**SET PROBLEM**
Please write out the lines of the data exactly, beginning with the first and ending with the line containing "(title) at (950,89)"; leave the pictures behind.

+++ DATA SEGMENT

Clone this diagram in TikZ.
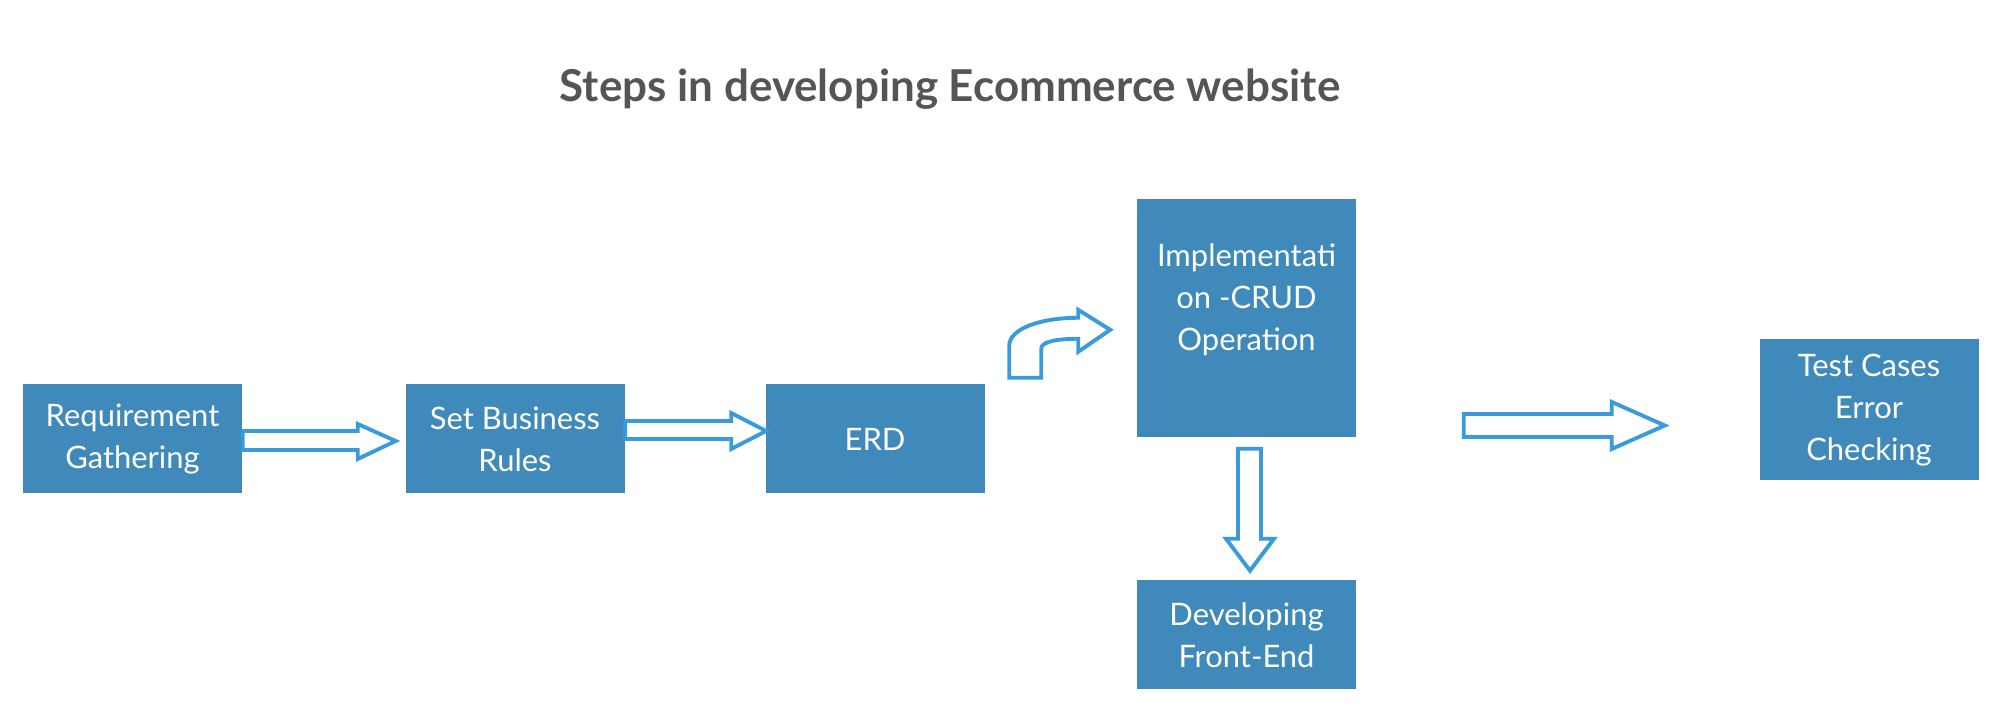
\documentclass[tikz,border=0pt]{standalone}
\usepackage{fontspec}
\setmainfont{Lato}
\usetikzlibrary{calc}
\definecolor{BOX}{HTML}{3F8ABB}
\definecolor{LINK}{HTML}{3A9BDC}
\definecolor{HEAD}{HTML}{555555}

\begin{document}
\begin{tikzpicture}[
  x=0.1mm, y=-0.1mm,
  stage/.style={fill=BOX, text=white, align=center, inner sep=0pt,
    minimum width=21.9mm, minimum height=10.9mm,
    font=\fontsize{8.8}{12}\selectfont},
  hollow/.style={draw=LINK, line width=1.1pt, fill=white, line join=miter},
  head/.style={font=\fontsize{12.5}{15}\selectfont\bfseries, text=HEAD},
]
\useasboundingbox (0,0) rectangle (2000,710);

\node[head] (title) at (950,89) {Steps in developing Ecommerce website};

% stages (pixel grid, y grows downwards)
\node[stage] (req) at (132.5,439) {Requirement\\Gathering};
\node[stage] (rules) at (515,439) {Set Business\\Rules};
\node[stage] (erd) at (875,439) {ERD};
\node[stage, minimum height=23.8mm] (crud) at (1246.5,318)
  {Implementati\\on -CRUD\\Operation\\\mbox{}};
\node[stage] (front) at (1246.5,635) {Developing\\Front-End};
\node[stage, minimum height=14.1mm] (test) at (1869,410)
  {Test Cases\\Error\\Checking};

% hollow block arrows
\draw[hollow] ($(req.east)+(0,-8)$) -- ++(115,0) -- ++(0,-7) -- ++(38,17)
  -- ++(-38,18) -- ++(0,-9) -- ++(-115,0) -- cycle;
\draw[hollow] ($(rules.east)+(0,-18)$) -- ++(106,0) -- ++(0,-8) -- ++(35,18)
  -- ++(-35,18) -- ++(0,-10) -- ++(-106,0) -- cycle;

% bent arrow up into the implementation step
\coordinate (bend) at ($(erd.north east)+(24,-6)$);
\draw[hollow] (bend) -- ++(32,0) -- ++(0,-29)
  .. controls +(0,-8) and +(-18,0) .. ++(37,-10)
  -- ++(0,13) -- ++(32,-22) -- ++(-32,-20) -- ++(0,8)
  .. controls +(-38,0) and +(0,-17) .. ++(-69,28) -- cycle;

\draw[hollow] ($(crud.south)+(-8.5,11)$) -- ++(23,0) -- ++(0,90) -- ++(13,0)
  -- ++(-24,32) -- ++(-24,-32) -- ++(12,0) -- cycle;
\draw[hollow] ($(test.west)+(-295,4)$) -- ++(148,0) -- ++(0,-12)
  -- ++(53,23.5) -- ++(-53,23.5) -- ++(0,-12) -- ++(-148,0) -- cycle;

\end{tikzpicture}
\end{document}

++++++

**FULL SOLUTION**
Clone this diagram in TikZ.
\documentclass[tikz,border=0pt]{standalone}
\usepackage{fontspec}
\setmainfont{Lato}
\usetikzlibrary{calc}
\definecolor{BOX}{HTML}{3F8ABB}
\definecolor{LINK}{HTML}{3A9BDC}
\definecolor{HEAD}{HTML}{555555}

\begin{document}
\begin{tikzpicture}[
  x=0.1mm, y=-0.1mm,
  stage/.style={fill=BOX, text=white, align=center, inner sep=0pt,
    minimum width=21.9mm, minimum height=10.9mm,
    font=\fontsize{8.8}{12}\selectfont},
  hollow/.style={draw=LINK, line width=1.1pt, fill=white, line join=miter},
  head/.style={font=\fontsize{12.5}{15}\selectfont\bfseries, text=HEAD},
]
\useasboundingbox (0,0) rectangle (2000,710);

\node[head] (title) at (950,89) {Steps in developing Ecommerce website};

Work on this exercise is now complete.